¡Que viva México!: ¿En verdad la película es tan crítica como dice Luis Estrada?
La literalidad de la crítica que de inicio en “¡Que viva México!” raya en lo discursivo de los personajes y por ende mata el chiste, casi hace naufragar por completo una propuesta que bien podría ahorrarse veinte minutos de un panfleto disfrazado de irreverencia que queda muy lejos del ingenio mala leche que Luis Estrada lucia con producciones como “La Ley de Herodes” (1999).
Es sólo cuando se concentra en la comedia para acentuar los rasgos que juegan con los estereotipos de ricos y pobres, convirtiéndoles en esperpentos dentro de un absurdo sobre la conveniencia y el engaño como rasgo cultural asumido y normalizado, tan disparatado y desagradable como cercano a la realidad; que la película encuentra cierta consistencia.
El espíritu burlesco que emerge cuando por fin se desarrolla la historia sobre este sujeto que tras emigrar de su pueblo y lograr un estatus de privilegio se ve obligado a regresar y reencontrarse con su familia, permite que los integrantes de un elenco coral encabezado por Damián Alcazar y Joaquín Cosio interpretando con soltura hasta tres personajes distintos —cual Pedro Infante bajo las órdenes de Ismael Rodríguez en “Los Tres Huastecos” (1948)—, encarnen exacerbadas representaciones de comportamientos que aquejan a la sociedad mexicana actual, dígase memoria a corto plazo, lo voluble de la militancia y la polarización utilizada como estrategia política, para así desrromantizar la tan traída y llevada visión del pueblo bueno y sabio.
Todo a través de situaciones que señalan los apoyos económicos como estrategias de gobierno que solo alimentan la holgazanería y la mezquindad, hasta llegar a una versión a la mexicana de “El mundo está loco, loco, loco, loco” (1963) —ya retomada en producciones como “Rat Race” (2001) o el episodio de “Los Simpson”: “Homer, el vigilante” (1994)—, con algo de Don Pasiflorino y su hijo Acelerino en la película “¡Ahí Madre!” (1970).
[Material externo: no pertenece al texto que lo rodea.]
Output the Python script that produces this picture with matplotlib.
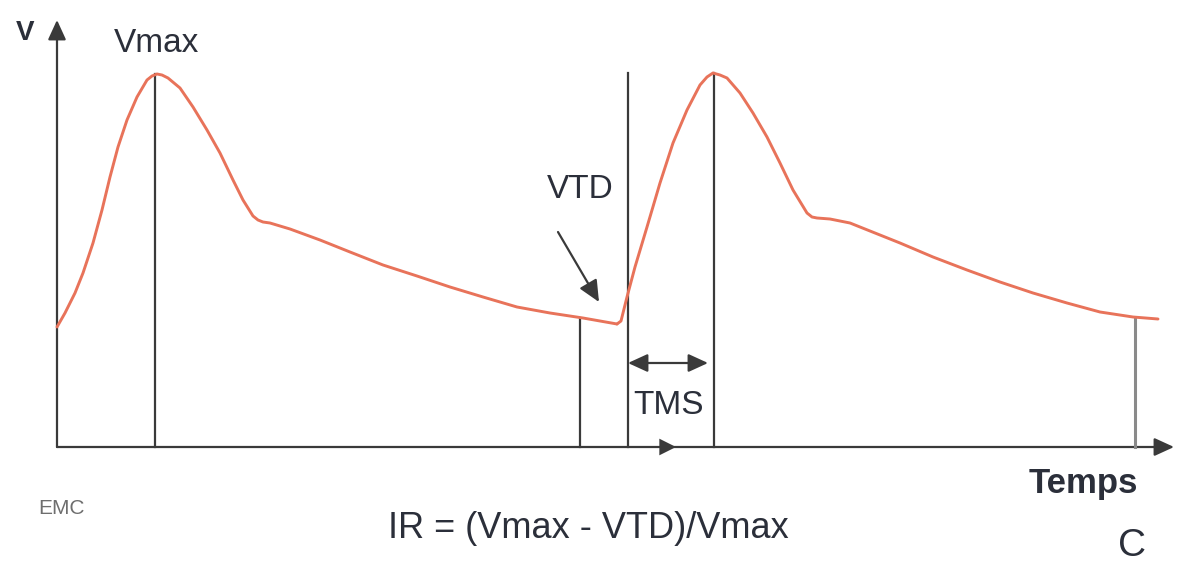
import matplotlib
matplotlib.use("Agg")
from matplotlib import pyplot as plt
from matplotlib.patches import FancyArrowPatch

# pressure wave (pixel units, y grows downward)
wave1_x = [57, 65, 75, 83, 93, 102, 110, 118, 127, 137, 147, 152, 157, 162,
           168, 180, 193, 207, 220, 233, 243, 253, 258, 263, 270, 290, 320,
           350, 383, 417, 450, 483, 517, 550, 583, 600, 617]
wave1_y = [327, 313, 293, 273, 243, 210, 177, 147, 120, 97, 80, 76, 74, 75,
           78, 88, 107, 130, 153, 180, 200, 216, 220, 222, 223, 229, 240,
           252, 265, 276, 287, 297, 307, 313, 318, 321, 324]
wave2_x = [617, 621, 627, 635, 647, 660, 673, 687, 700, 707, 713, 720, 727,
           740, 753, 767, 780, 793, 807, 812, 817, 830, 850, 875, 900, 933,
           967, 1000, 1033, 1067, 1100, 1133, 1158]
wave2_y = [324, 321, 297, 267, 227, 183, 143, 110, 85, 77, 73, 75, 78,
           93, 113, 137, 163, 190, 213, 217, 218, 219, 223, 233, 243, 257,
           270, 282, 293, 303, 312, 317, 319]

# vertical markers: x, top
markers_x = [155, 580, 628, 714]
markers_top = [74, 318, 73, 73]
end_marker_x = 1135
end_marker_top = 318

axis_y = 447
axis_x = 57

text_col = "#2b2f3a"
line_col = "#3a3a3a"
wave_col = "#e8735a"

plt.rcParams['font.family'] = ['Liberation Sans', 'DejaVu Sans']

fig = plt.figure(figsize=(11.77, 5.70), dpi=100)
ax = fig.add_axes([0, 0, 1, 1])
ax.set_xlim(0, 1177)
ax.set_ylim(570, 0)
ax.axis('off')


def arrow(p0, p1, style='-|>', lw=1.6, hl=12, hw=5.5, col=line_col):
    a = FancyArrowPatch(p0, p1, arrowstyle=f"{style},head_length={hl},head_width={hw}",
                        mutation_scale=1, lw=lw, color=col, shrinkA=0, shrinkB=0)
    ax.add_patch(a)


# axes
arrow((axis_x, axis_y), (axis_x, 20))
arrow((axis_x, axis_y), (1174, axis_y))
# small arrow on the time axis
arrow((600, axis_y), (676, axis_y), lw=0, hl=12, hw=6)

# vertical markers
for x, top in zip(markers_x, markers_top):
    ax.plot([x, x], [top, axis_y], color=line_col, lw=1.6)
ax.plot([end_marker_x, end_marker_x], [end_marker_top, axis_y], color="#8a8a8a", lw=2.2)

# waves
ax.plot(wave1_x, wave1_y, color=wave_col, lw=2.1, solid_joinstyle='round', solid_capstyle='round')
ax.plot(wave2_x, wave2_y, color=wave_col, lw=2.1, solid_joinstyle='round', solid_capstyle='round')

# VTD arrow and TMS double arrow
arrow((558, 232), (599, 302), hl=13, hw=6)
arrow((628, 363), (708, 363), style='<|-|>', hl=12, hw=5.5)

# labels
ax.text(25, 33, "V", fontsize=20, fontweight='bold', color=text_col, ha='center', va='center')
ax.text(157, 43, "Vmax", fontsize=24, color=text_col, ha='center', va='center')
ax.text(580, 190, "VTD", fontsize=24, color=text_col, ha='center', va='center')
ax.text(668, 406, "TMS", fontsize=24, color=text_col, ha='center', va='center')
ax.text(1083, 483, "Temps", fontsize=25, fontweight='bold', color=text_col, ha='center', va='center')
ax.text(588, 528, "IR = (Vmax - VTD)/Vmax", fontsize=26, color=text_col, ha='center', va='center')
ax.text(1132, 546, "C", fontsize=28, color=text_col, ha='center', va='center')
ax.text(61, 509, "EMC", fontsize=15, color="#6e6e6e", ha='center', va='center',
        family=['Liberation Sans Narrow', 'Liberation Sans'])

fig.savefig("out.png", dpi=100)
Por desgracia, al llegar a este punto la trama se vuelve repetitiva y estira tanto la verosimilitud dentro de su propia ficción, que ésta se rompe y lo gracioso deja de serlo —recordemos que una de las reglas básicas de la comedia es “el chiste funciona por su grado de veracidad”—, evidenciando todas las incongruencias previas.
Por si fuera poco, en el epílogo donde trae de regreso al patrón que presentase como una lasciva variante de aquel Mostachón de los Polivoces —pero sin la humorística acidez que les caracterizaba—, y con el que el director insiste en cerrar la ironía, vuelve a caer en los señalamientos directos, para luego entregar un cierre al más puro estilo de productos televisivos tipo “Los beverly de Perslvillo” (1968), pero ya sin la potencia que pretende.
Así las cosas con “¡Que Viva México!”, la cual tampoco justifica la polémica de la que tanto se ha hablado, pues ni los latigazos al entorno político son tan agudos, ni las verdades que se arrojan tan incómodas y mucho menos reveladoras.